Higher water rates and property tax among plans in Alderney draft budget for 2024

Politicians have revealed their plans for next years budget, which are set to be debated next week. Credit: ITV Channel

A 4% increase in property tax, alongside a 5% rise in water rates, are among the proposals included in Alderney States' draft budget for 2024.

Chair of the Policy and Finance Committee, Nigel Vooght, says it was not an easy decision but that the changes are "well below the rate of inflation".

It is hoped the extra revenue could help the island turn its deficit - currently projected to be £485,000 by the end of the year - into a "modest surplus" in 2024.

The States estimates that the change to property tax, coupled with the "wise investment of reserves", could raise more than £200,000 alone.

It says having such a large deficit in the last few years was needed so it could supply Primary Health Care and a "safe and resilient" Ambulance Service.
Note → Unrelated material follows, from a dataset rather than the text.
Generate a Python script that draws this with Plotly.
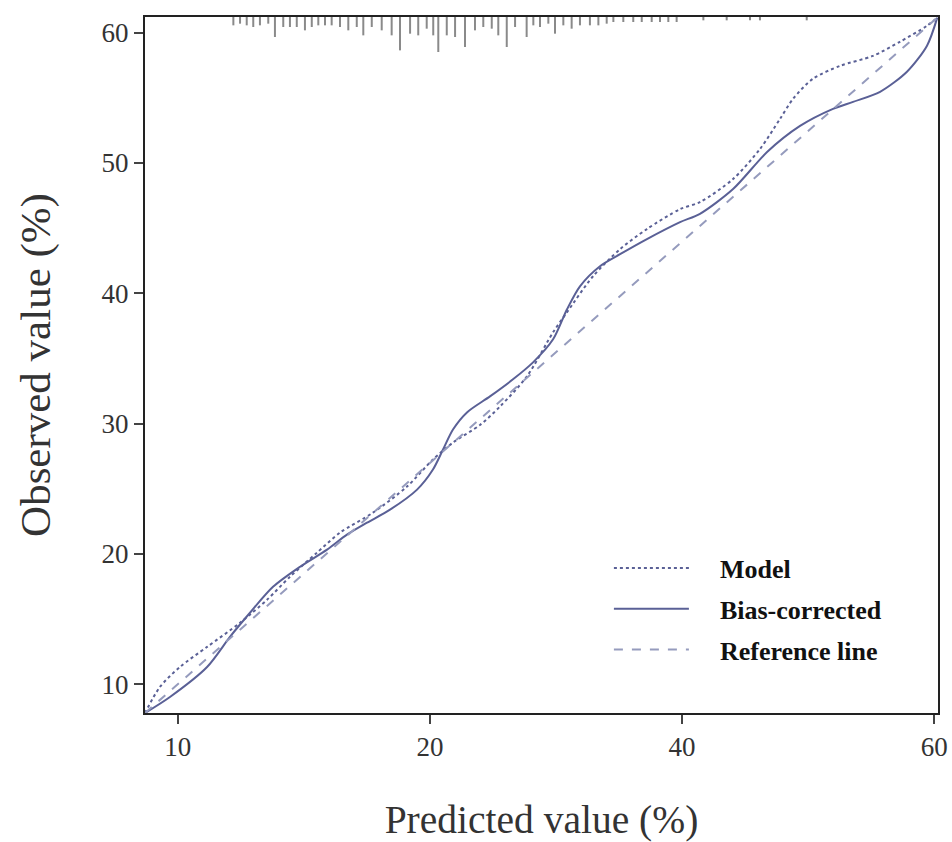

Under the plans, the money raised from a change in water rates would be allocated to major projects, such the sewer system between Mouriaux and Platte Saline.

The budget also includes proposals to increase the import duty on vehicles by 50% in a bid to limit the number of cars in Alderney.

If the airport's runway extension goes ahead, the States has committed up to £3.5m to the cost of refurbishing the airport.

The draft budget will be debated in the States on 11 October.

Chair of the Policy & Finance Committee, Nigel Vooght, says: “Every department of the Civil Service and the States Members have worked hard to manage the deficit responsibly and thanks to this teamwork, we are on track to turn it from deficit to surplus next year.

"No one said it would be easy and while we fully expected this would take us down the route of increasing taxes while making efficiency savings across the board, we have been able to keep such tax increases well below the rate of inflation.

"Tax increases are never welcome, but many will breathe a sigh of relief that they are not as high as we might have expected in the current economic climate".